I had thought I was going to be teaching English in Austria next year, but this week, I found out that my application never actually made it there. So I have no idea what I'm doing, which reminded me of a quote I liked back in high school, back when I was sort of a crazy fan girl. It's funny for two reasons: the person who said it, and then the way it is said. But I like it. In 2005, John Mayer wrote that "Being lost is sexy."
I thought about explaining the context and making it more meaningful—Garden State is what made him think of this, and life is boring when you're not looking for something, so let's all look for things—but I thought I would rather go with funny. Plus I hadn't had time to practice it out loud at all, so short was better. I also thought about prefacing it with how I love German and the RC German program and things, but that seemed boring.
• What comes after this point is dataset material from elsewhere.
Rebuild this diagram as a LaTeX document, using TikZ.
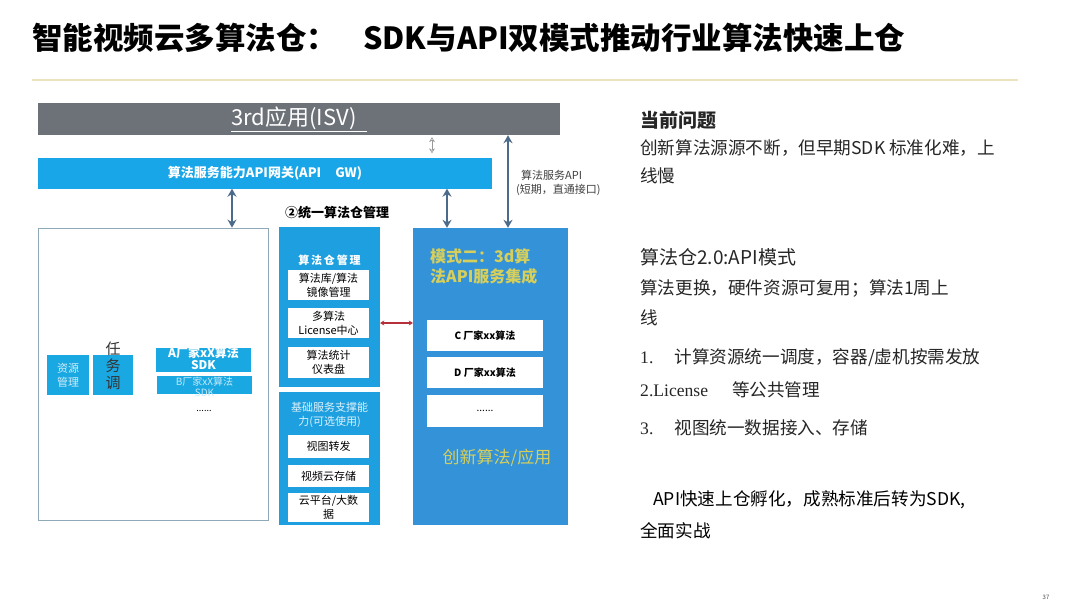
\documentclass[tikz,border=0pt]{standalone}
\usepackage{fontspec}
\setmainfont{Noto Sans CJK SC}
\newfontfamily\lserif{Liberation Serif}
\usetikzlibrary{arrows.meta}
\definecolor{isvgray}{HTML}{6D7178}
\definecolor{gwblue}{HTML}{18A6E8}
\definecolor{colblue}{HTML}{1EA0E0}
\definecolor{modeblue}{HTML}{3392D8}
\definecolor{smallblue}{HTML}{1AA8E2}
\definecolor{ytext}{HTML}{D6CF5C}
\definecolor{arrowc}{HTML}{4C6A8A}
\definecolor{redarrow}{HTML}{B5303A}
\definecolor{sepline}{HTML}{EEE3BF}
\definecolor{lborder}{HTML}{8EAAB8}
\tikzset{
  fs/.style={font=\fontsize{#1}{\fpeval{#1*1.25}}\selectfont},
  fsb/.style={font=\fontsize{#1}{\fpeval{#1*1.25}}\selectfont\bfseries},
  bx/.style={rectangle, inner sep=0pt, align=center},
  whitebox/.style={bx, fill=white, text=black},
  dblarrow/.style={arrowc, line width=2.6pt, {Stealth[length=8pt,width=9pt]}-{Stealth[length=8pt,width=9pt]}},
  rtext/.style={anchor=west, inner sep=0pt, fs=17.6, text=black!85}
}
\begin{document}
\begin{tikzpicture}[x=1pt,y=-1pt]
\useasboundingbox[fill=white] (0,0) rectangle (1080,608);
% title
\node[anchor=west, inner sep=0pt, fsb=30.5] (title) at (32,38) {智能视频云多算法仓：\hspace{26pt}SDK与API双模式推动行业算法快速上仓};
\draw[sepline, line width=2pt] (32,80) -- (1018,80);
% top bars
\node[bx, fill=isvgray, minimum width=522pt, minimum height=32pt, text=white, fs=22] (isv) at (299,119) {\underline{3rd应用(ISV)\hspace{10pt}}};
\node[bx, fill=gwblue, minimum width=454pt, minimum height=31pt, text=white, fsb=13] (gw) at (265,173) {算法服务能力API网关(API\hspace{14pt}GW)};
% left big box
\node[bx, draw=lborder, line width=0.8pt, fill=white, minimum width=230pt, minimum height=292pt] (left) at (153,374) {};
\node[bx, fill=smallblue, minimum width=42pt, minimum height=40pt, text=white!80!smallblue, fs=11] (res) at (68,375) {资源\\管理};
\node[bx, fill=smallblue, minimum width=40pt, minimum height=40pt] (task) at (113,375) {};
\node[bx, fs=15, text=black!80] (tasktxt) at (113,366) {任\\[-2pt]务\\[-2pt]调};
\node[bx, fill=smallblue, minimum width=95pt, minimum height=24pt] (sdka) at (203.5,360) {};
\node[bx, fill=smallblue, minimum width=95pt, minimum height=18pt] (sdkb) at (204.5,385) {};
\node[bx, fsb=12, text=white] (sdkatxt) at (203.5,358) {A厂家xX算法\\[-3pt]SDK};
\node[bx, fs=10, text=white!75!smallblue] (sdkbtxt) at (204.5,387) {B厂家xX算法\\[-1pt]SDK};
\node[bx, fs=9, text=black] (ldots) at (204,411) {......};
% middle column
\node[anchor=west, inner sep=0pt, fsb=13] (mtitle) at (285,213) {②统一算法仓管理};
\node[bx, fill=colblue, minimum width=101pt, minimum height=160pt] (repo) at (329.5,307) {};
\node[bx, fsb=11, text=white] (repot) at (329.5,260) {算\,法\,仓\,管\,理};
\node[whitebox, minimum width=81pt, minimum height=30pt, fs=11] (m1) at (328.5,285) {算法库/算法\\镜像管理};
\node[whitebox, minimum width=81pt, minimum height=30pt, fs=11] (m2) at (328.5,323) {多算法\\License中心};
\node[whitebox, minimum width=81pt, minimum height=31pt, fs=11] (m3) at (328.5,362.5) {算法统计\\仪表盘};
\node[bx, fill=colblue, minimum width=101pt, minimum height=133pt] (base) at (329.5,458.5) {};
\node[bx, fs=11, text=white!85!colblue] (baset) at (329.5,415) {基础服务支撑能\\力(可选使用)};
\node[whitebox, minimum width=81pt, minimum height=23pt, fs=11] (b1) at (328.5,446.5) {视图转发};
\node[whitebox, minimum width=81pt, minimum height=22pt, fs=11] (b2) at (328.5,476) {视频云存储};
\node[whitebox, minimum width=81pt, minimum height=29pt, fs=11] (b3) at (328.5,507.5) {云平台/大数\\据};
% right column (mode 2)
\node[bx, fill=modeblue, minimum width=155pt, minimum height=297pt] (mode) at (490.5,376.5) {};
\node[anchor=west, inner sep=0pt, align=left, fsb=16, text=ytext] (modet) at (430,266) {模式二：3d算\\法API服务集成};
\node[whitebox, minimum width=116pt, minimum height=31pt, fsb=10] (c1) at (485,335.5) {C 厂家xx算法};
\node[whitebox, minimum width=116pt, minimum height=31pt, fsb=10] (c2) at (485,372.5) {D 厂家xx算法};
\node[whitebox, minimum width=116pt, minimum height=32pt, fs=10] (c3) at (485,411) {......};
\node[bx, fs=17, text=ytext] (innov) at (497,458) {创新算法/应用};
% connectors
\coordinate (xa) at (232,0);
\coordinate (xb) at (447,0);
\coordinate (xc) at (508,0);
\coordinate (xd) at (432,0);
\draw[dblarrow] (gw.south -| xa) -- (left.north -| xa);
\draw[dblarrow] (gw.south -| xb) -- (mode.north -| xb);
\draw[dblarrow] (isv.south -| xc) -- (mode.north -| xc);
\draw[gray!80, line width=0.6pt, {Stealth[open,length=5pt,width=6pt]}-{Stealth[open,length=5pt,width=6pt]}] ([yshift=-2pt]isv.south -| xd) -- ([yshift=4pt]gw.north -| xd);
\draw[redarrow, line width=1.3pt, {Stealth[length=4pt,width=5pt]}-{Stealth[length=4pt,width=5pt]}] (repo.east |- m2) -- (mode.west |- m2);
\node[anchor=west, inner sep=0pt, align=left, fs=11, text=black!75] (apilbl) at (516,183) {\hspace{5pt}算法服务API\\(短期，直通接口)};
% right text
\node[rtext, fsb=19] (q) at (640,120) {当前问题};
\node[rtext] (q1) at (640,148) {创新算法源源不断，但早期SDK 标准化难，上};
\node[rtext] (q2) at (640,176) {线慢};
\node[rtext, fs=19] (a) at (640,257) {算法仓2.0:API模式};
\node[rtext] (a1) at (640,288) {算法更换，硬件资源可复用；算法1周上};
\node[rtext] (a2) at (640,318) {线};
\node[rtext] (p1) at (640,358) {{\lserif 1.}\hspace{21pt}计算资源统一调度，容器/虚机按需发放};
\node[rtext] (p2) at (640,390) {{\lserif 2.License}\hspace{24pt}等公共管理};
\node[rtext] (p3) at (640,428) {{\lserif 3.}\hspace{21pt}视图统一数据接入、存储};
\node[rtext, text=black] (f1) at (653,500) {API快速上仓孵化，成熟标准后转为SDK,};
\node[rtext, text=black] (f2) at (640,531) {全面实战};
\node[inner sep=0pt, fs=6, text=black!70] (pg) at (1046,597) {37};
\end{tikzpicture}
\end{document}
Anyway, I think it went well, and it was fine, but then at the reception after the fun RC parade across campus back to East Quad, one of my German teachers came to talk to me. I hadn't been sure she was there, and before the graduation I hadn't told her or even my parents that I knew the Austria-verdict, but when she came up to me and asked about it, that's when the tears finally came.
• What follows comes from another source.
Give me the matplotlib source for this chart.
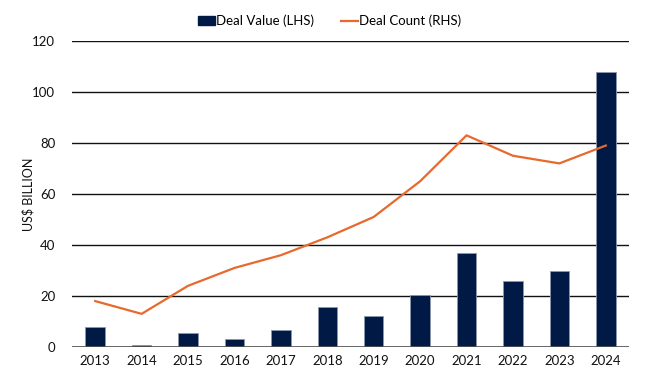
import matplotlib
matplotlib.use('Agg')
import matplotlib.pyplot as plt
from matplotlib.lines import Line2D
from matplotlib.patches import Patch

plt.rcParams['font.family'] = ['Lato', 'DejaVu Sans']

years = ['2013', '2014', '2015', '2016', '2017', '2018', '2019', '2020', '2021', '2022', '2023', '2024']
deal_value = [8, 0.7, 5.5, 3.3, 6.5, 15.5, 12, 20.5, 37, 26, 30, 108]
deal_count = [18, 13, 24, 31, 36, 43, 51, 65, 83, 75, 72, 79]

navy = '#001a45'
orange = '#e8692c'

fig = plt.figure(figsize=(6.59, 3.75), dpi=100)
ax = fig.add_axes([72/659, 1-347/375, 557/659, 306/375])
x = list(range(len(years)))
ax.bar(x, deal_value, width=0.42, color=navy, edgecolor='#8a97ad', linewidth=0.6, zorder=3)
ax.set_xlim(-0.5, 11.5)
ax.set_ylim(0, 120)
ax.set_yticks(range(0, 121, 20))
ax.set_xticks(x)
ax.set_xticklabels(years)
ax.grid(axis='y', color='#111111', linewidth=1.0, zorder=0)
for s in ['top', 'right', 'left', 'bottom']:
    ax.spines[s].set_visible(False)
ax.axhline(0, color='#555555', linewidth=1.2, zorder=4)
ax.tick_params(axis='both', length=0, labelsize=9.5, colors='#111111')
ax.tick_params(axis='x', pad=6)
ax.tick_params(axis='y', pad=12)
ax.set_ylabel('US$ BILLION', fontsize=9, color='#111111')
ax.yaxis.set_label_coords(-38/557, 0.5)

ax2 = ax.twinx()
ax2.plot(x, deal_count, color=orange, linewidth=1.6, zorder=5)
ax2.set_ylim(0, 120)
ax2.set_yticks([])
for s in ['top', 'right', 'left', 'bottom']:
    ax2.spines[s].set_visible(False)

handles = [Patch(facecolor=navy, edgecolor=navy), Line2D([0], [0], color=orange, linewidth=1.6)]
fig.legend(handles, ['Deal Value (LHS)', 'Deal Count (RHS)'], loc='center', bbox_to_anchor=(0.5, 1-21/375),
           ncol=2, frameon=False, fontsize=9.5, handlelength=1.3, handletextpad=0.1, columnspacing=2.0,
           handleheight=0.7)

fig.savefig('out.png', dpi=100)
I really did want to tie up all the loose ends in this post, so in the future I can get on with things, but it's late and I'm heading to southern Ohio bright and early tomorrow morning. So, know this: I did buy the silver-sequined heels I mentioned earlier, but photographic evidence currently does not exist. Follow up is required. I didn't wear them to graduation. Tripping on stage would've been too embarrassing. After a couple extra days, the house did get clean and completely moved out of. Haroun ran away a few days later when Emma was really moving her stuff back to her parents', and we were starting to despair when several days after that, we found him meowing under a back porch a street away from where he'd gone missing.
More loose ends, some tied up, some not: late last night I did the eCheck to pay the university the $2.52 I owed them for extra printing. Serious business. Now I think I will actually receive my diploma. But: most of my belongings are still not unpacked.